# The task
Restate each of the lines below word for word and drop every picture.

# Data section

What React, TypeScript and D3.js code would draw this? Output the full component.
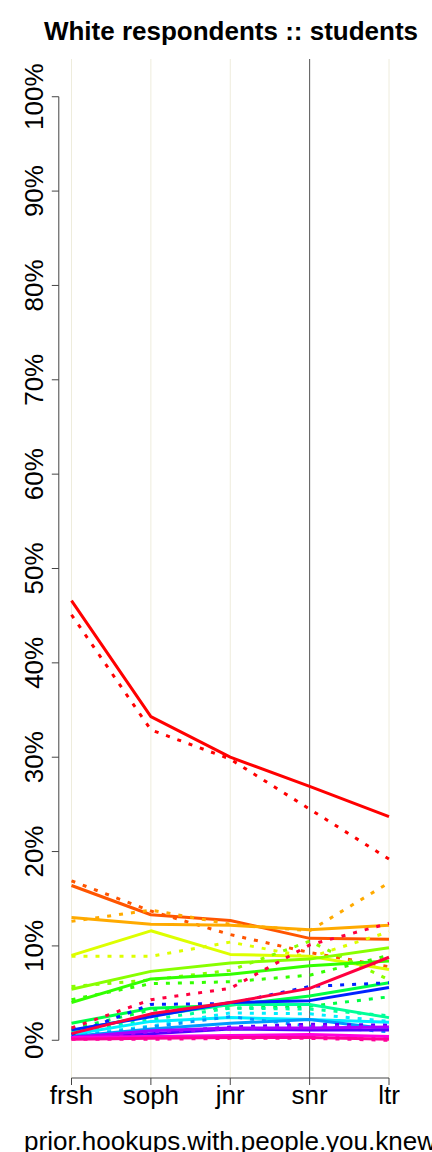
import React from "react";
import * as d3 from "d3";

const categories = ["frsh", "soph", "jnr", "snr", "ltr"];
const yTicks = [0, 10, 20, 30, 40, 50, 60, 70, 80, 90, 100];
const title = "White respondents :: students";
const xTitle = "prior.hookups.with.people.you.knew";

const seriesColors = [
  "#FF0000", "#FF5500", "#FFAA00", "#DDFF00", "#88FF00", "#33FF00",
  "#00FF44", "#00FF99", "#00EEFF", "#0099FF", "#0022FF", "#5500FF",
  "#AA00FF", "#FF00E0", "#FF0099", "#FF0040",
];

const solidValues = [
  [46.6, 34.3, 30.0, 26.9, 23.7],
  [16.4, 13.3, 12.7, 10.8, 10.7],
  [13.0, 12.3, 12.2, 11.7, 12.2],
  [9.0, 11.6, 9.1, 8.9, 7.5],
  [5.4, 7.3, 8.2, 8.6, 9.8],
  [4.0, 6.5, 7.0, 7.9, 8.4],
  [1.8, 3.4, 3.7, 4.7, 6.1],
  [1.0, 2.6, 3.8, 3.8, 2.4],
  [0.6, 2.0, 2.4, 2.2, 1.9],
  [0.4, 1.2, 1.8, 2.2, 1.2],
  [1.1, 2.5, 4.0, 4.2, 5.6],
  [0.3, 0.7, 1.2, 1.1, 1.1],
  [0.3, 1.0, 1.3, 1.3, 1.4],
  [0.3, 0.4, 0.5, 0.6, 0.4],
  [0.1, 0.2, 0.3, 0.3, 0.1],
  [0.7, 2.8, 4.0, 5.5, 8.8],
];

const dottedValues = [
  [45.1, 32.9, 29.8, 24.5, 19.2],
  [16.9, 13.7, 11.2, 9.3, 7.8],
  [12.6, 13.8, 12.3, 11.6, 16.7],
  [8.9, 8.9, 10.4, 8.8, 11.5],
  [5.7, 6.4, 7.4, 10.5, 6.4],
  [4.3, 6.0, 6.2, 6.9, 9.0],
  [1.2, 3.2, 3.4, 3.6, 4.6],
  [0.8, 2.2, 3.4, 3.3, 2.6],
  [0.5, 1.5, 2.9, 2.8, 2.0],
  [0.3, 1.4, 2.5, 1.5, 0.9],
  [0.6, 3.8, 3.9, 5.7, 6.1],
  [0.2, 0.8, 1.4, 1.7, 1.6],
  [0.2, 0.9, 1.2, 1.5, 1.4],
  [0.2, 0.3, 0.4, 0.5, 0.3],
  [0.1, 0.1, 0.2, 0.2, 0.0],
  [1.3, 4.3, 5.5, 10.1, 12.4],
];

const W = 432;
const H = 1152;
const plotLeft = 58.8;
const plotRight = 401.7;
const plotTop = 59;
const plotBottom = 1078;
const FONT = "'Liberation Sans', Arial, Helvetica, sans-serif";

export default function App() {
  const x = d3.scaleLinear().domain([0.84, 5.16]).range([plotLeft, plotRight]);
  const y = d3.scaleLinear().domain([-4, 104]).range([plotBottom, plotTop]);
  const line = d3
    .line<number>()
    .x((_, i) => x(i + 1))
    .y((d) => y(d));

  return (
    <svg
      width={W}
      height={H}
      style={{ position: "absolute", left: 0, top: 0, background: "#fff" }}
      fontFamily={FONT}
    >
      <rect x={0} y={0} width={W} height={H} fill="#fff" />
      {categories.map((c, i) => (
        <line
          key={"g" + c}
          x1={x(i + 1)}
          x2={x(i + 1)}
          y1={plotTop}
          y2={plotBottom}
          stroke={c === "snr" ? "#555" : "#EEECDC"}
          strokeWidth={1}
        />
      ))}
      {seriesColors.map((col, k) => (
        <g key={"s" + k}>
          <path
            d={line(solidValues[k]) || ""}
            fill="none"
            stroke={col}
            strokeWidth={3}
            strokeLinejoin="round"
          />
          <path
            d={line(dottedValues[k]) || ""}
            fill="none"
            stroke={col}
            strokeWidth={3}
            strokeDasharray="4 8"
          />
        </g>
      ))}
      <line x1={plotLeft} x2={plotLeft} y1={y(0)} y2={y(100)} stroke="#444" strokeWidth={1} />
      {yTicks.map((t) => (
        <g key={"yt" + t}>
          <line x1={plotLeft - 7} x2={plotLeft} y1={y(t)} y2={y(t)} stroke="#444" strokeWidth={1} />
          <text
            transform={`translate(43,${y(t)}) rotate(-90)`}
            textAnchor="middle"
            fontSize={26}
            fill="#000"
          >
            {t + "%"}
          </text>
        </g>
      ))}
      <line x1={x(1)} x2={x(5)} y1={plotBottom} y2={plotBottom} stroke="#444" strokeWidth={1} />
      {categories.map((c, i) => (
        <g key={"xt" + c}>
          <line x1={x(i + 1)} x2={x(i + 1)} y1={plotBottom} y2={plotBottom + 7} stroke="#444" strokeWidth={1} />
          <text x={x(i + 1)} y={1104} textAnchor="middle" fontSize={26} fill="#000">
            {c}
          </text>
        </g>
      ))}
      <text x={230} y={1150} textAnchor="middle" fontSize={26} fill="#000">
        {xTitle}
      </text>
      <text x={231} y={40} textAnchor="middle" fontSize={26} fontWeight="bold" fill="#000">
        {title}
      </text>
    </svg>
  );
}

# Answer to this problem
What React, TypeScript and D3.js code would draw this? Output the full component.
import React from "react";
import * as d3 from "d3";

const categories = ["frsh", "soph", "jnr", "snr", "ltr"];
const yTicks = [0, 10, 20, 30, 40, 50, 60, 70, 80, 90, 100];
const title = "White respondents :: students";
const xTitle = "prior.hookups.with.people.you.knew";

const seriesColors = [
  "#FF0000", "#FF5500", "#FFAA00", "#DDFF00", "#88FF00", "#33FF00",
  "#00FF44", "#00FF99", "#00EEFF", "#0099FF", "#0022FF", "#5500FF",
  "#AA00FF", "#FF00E0", "#FF0099", "#FF0040",
];

const solidValues = [
  [46.6, 34.3, 30.0, 26.9, 23.7],
  [16.4, 13.3, 12.7, 10.8, 10.7],
  [13.0, 12.3, 12.2, 11.7, 12.2],
  [9.0, 11.6, 9.1, 8.9, 7.5],
  [5.4, 7.3, 8.2, 8.6, 9.8],
  [4.0, 6.5, 7.0, 7.9, 8.4],
  [1.8, 3.4, 3.7, 4.7, 6.1],
  [1.0, 2.6, 3.8, 3.8, 2.4],
  [0.6, 2.0, 2.4, 2.2, 1.9],
  [0.4, 1.2, 1.8, 2.2, 1.2],
  [1.1, 2.5, 4.0, 4.2, 5.6],
  [0.3, 0.7, 1.2, 1.1, 1.1],
  [0.3, 1.0, 1.3, 1.3, 1.4],
  [0.3, 0.4, 0.5, 0.6, 0.4],
  [0.1, 0.2, 0.3, 0.3, 0.1],
  [0.7, 2.8, 4.0, 5.5, 8.8],
];

const dottedValues = [
  [45.1, 32.9, 29.8, 24.5, 19.2],
  [16.9, 13.7, 11.2, 9.3, 7.8],
  [12.6, 13.8, 12.3, 11.6, 16.7],
  [8.9, 8.9, 10.4, 8.8, 11.5],
  [5.7, 6.4, 7.4, 10.5, 6.4],
  [4.3, 6.0, 6.2, 6.9, 9.0],
  [1.2, 3.2, 3.4, 3.6, 4.6],
  [0.8, 2.2, 3.4, 3.3, 2.6],
  [0.5, 1.5, 2.9, 2.8, 2.0],
  [0.3, 1.4, 2.5, 1.5, 0.9],
  [0.6, 3.8, 3.9, 5.7, 6.1],
  [0.2, 0.8, 1.4, 1.7, 1.6],
  [0.2, 0.9, 1.2, 1.5, 1.4],
  [0.2, 0.3, 0.4, 0.5, 0.3],
  [0.1, 0.1, 0.2, 0.2, 0.0],
  [1.3, 4.3, 5.5, 10.1, 12.4],
];

const W = 432;
const H = 1152;
const plotLeft = 58.8;
const plotRight = 401.7;
const plotTop = 59;
const plotBottom = 1078;
const FONT = "'Liberation Sans', Arial, Helvetica, sans-serif";

export default function App() {
  const x = d3.scaleLinear().domain([0.84, 5.16]).range([plotLeft, plotRight]);
  const y = d3.scaleLinear().domain([-4, 104]).range([plotBottom, plotTop]);
  const line = d3
    .line<number>()
    .x((_, i) => x(i + 1))
    .y((d) => y(d));

  return (
    <svg
      width={W}
      height={H}
      style={{ position: "absolute", left: 0, top: 0, background: "#fff" }}
      fontFamily={FONT}
    >
      <rect x={0} y={0} width={W} height={H} fill="#fff" />
      {categories.map((c, i) => (
        <line
          key={"g" + c}
          x1={x(i + 1)}
          x2={x(i + 1)}
          y1={plotTop}
          y2={plotBottom}
          stroke={c === "snr" ? "#555" : "#EEECDC"}
          strokeWidth={1}
        />
      ))}
      {seriesColors.map((col, k) => (
        <g key={"s" + k}>
          <path
            d={line(solidValues[k]) || ""}
            fill="none"
            stroke={col}
            strokeWidth={3}
            strokeLinejoin="round"
          />
          <path
            d={line(dottedValues[k]) || ""}
            fill="none"
            stroke={col}
            strokeWidth={3}
            strokeDasharray="4 8"
          />
        </g>
      ))}
      <line x1={plotLeft} x2={plotLeft} y1={y(0)} y2={y(100)} stroke="#444" strokeWidth={1} />
      {yTicks.map((t) => (
        <g key={"yt" + t}>
          <line x1={plotLeft - 7} x2={plotLeft} y1={y(t)} y2={y(t)} stroke="#444" strokeWidth={1} />
          <text
            transform={`translate(43,${y(t)}) rotate(-90)`}
            textAnchor="middle"
            fontSize={26}
            fill="#000"
          >
            {t + "%"}
          </text>
        </g>
      ))}
      <line x1={x(1)} x2={x(5)} y1={plotBottom} y2={plotBottom} stroke="#444" strokeWidth={1} />
      {categories.map((c, i) => (
        <g key={"xt" + c}>
          <line x1={x(i + 1)} x2={x(i + 1)} y1={plotBottom} y2={plotBottom + 7} stroke="#444" strokeWidth={1} />
          <text x={x(i + 1)} y={1104} textAnchor="middle" fontSize={26} fill="#000">
            {c}
          </text>
        </g>
      ))}
      <text x={230} y={1150} textAnchor="middle" fontSize={26} fill="#000">
        {xTitle}
      </text>
      <text x={231} y={40} textAnchor="middle" fontSize={26} fontWeight="bold" fill="#000">
        {title}
      </text>
    </svg>
  );
}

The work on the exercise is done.